Tea towels, hand towels, double sinks, triple sinks, OMG my head is spinning.

I have a drawer of towels - larger towels - in the US referred to as Bar Towels - for drying dishes and hands, setting on the counter to place pots, pans and hand washed dishes on to dry. Smaller towels for washing dishes and cleaning counters. They are all white. They may have stains on them but they are both clean and sanitary. That is why I use white dish towels. I can put them in the washer with bleach on a super hot sanitary cycle.

IDK the difference between a Tea Towel and a Hand Towel.

I have 2 oven mitts. No pot holders. I have only 2 hands so I only need 2 oven mitts. Part of my "Get Rid of the Junk" campaign.

My sink is a double basin. One large and one extra large.

I use bleach water to clean my sinks, counter tops and range top. I use a Dobi Pad - a sponge pad with a silicon mesh cover. Scrubs well without scratching.
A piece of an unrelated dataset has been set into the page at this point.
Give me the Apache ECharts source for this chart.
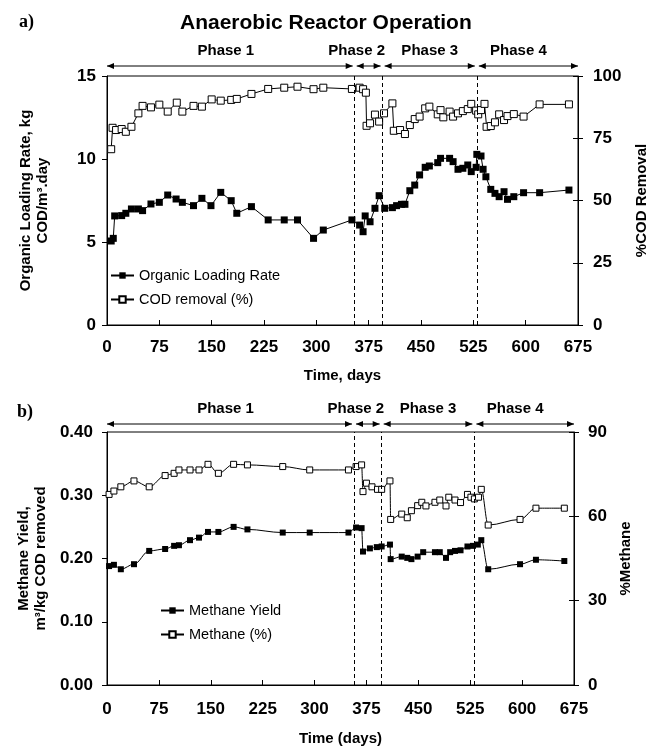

I am not a clean freak. When I do clean I want it done right. Bleach is my cleaning agent for surfaces. I use plain white vinegar and hot water for cleaning the floors. I also use water and vinegar on the walls and cabinets. After cleaning with vinegar I will use an oil based cleaner on the cabinets to restore the finish.

Do not mistake me for a cleaning fanatic. I may clean my walls annually and the cabinet doors twice a year. I would much rather cook than clean.

I am kind of nuts about hand washing during cooking and sanitizing my cutting board and knife. Also keeping my knife sharp and honed. I have a wonderful Gyoku Chef Knife that is my pride and joy. It is an extension of my hand. I treat it like a much loved child.

I am NOT a good house keeper. My house is mostly a mess. My kitchen is pristine. My priorities are apparent.

Good conversation.
 
Whenever we went to a new restaurant, we would visit the loo before ordering anything. If the loos were clean, then the kitchen would be

A friend of ours is a commercial exterminator - pest control. He goes into restaurant kitchens after hours to spray. There is a major chain steak house that he refuses to frequent. He said their kitchen is disgusting. Sooo - we don't eat there either.

My kitchen floor is usually covered with a sprinkling flour, and bits of onion and garlic skin

We have a running joke about my Brother's cooking - if you want to know his secret ingredient look on the floor.
 
I also have a pair of pot holders which are OK for saucepans with hot lids, and plates out of the microwave. My younger granddaughter bought me a pair of proper heavy duty oven gloves last year to make it easier for me to get stuff out of the oven too.

@ElizabethB

I never use bleach near my food or my animals, only a mix of white vinegar and water with a drop of washing up liquid. The bleach bottle in this house is upstairs next to the loo, where it belongs.
 
It is good idea to use separate tea towel and hand towel. The dirt from hand will not transfer to the dishes. I recommend you to use separate linen towel for both purposes. They are soft , absorbs more water and are easy to wash. So it will not be difficult for you to replace it every day. You might use a darker colored towel if you are afraid that it will be stained.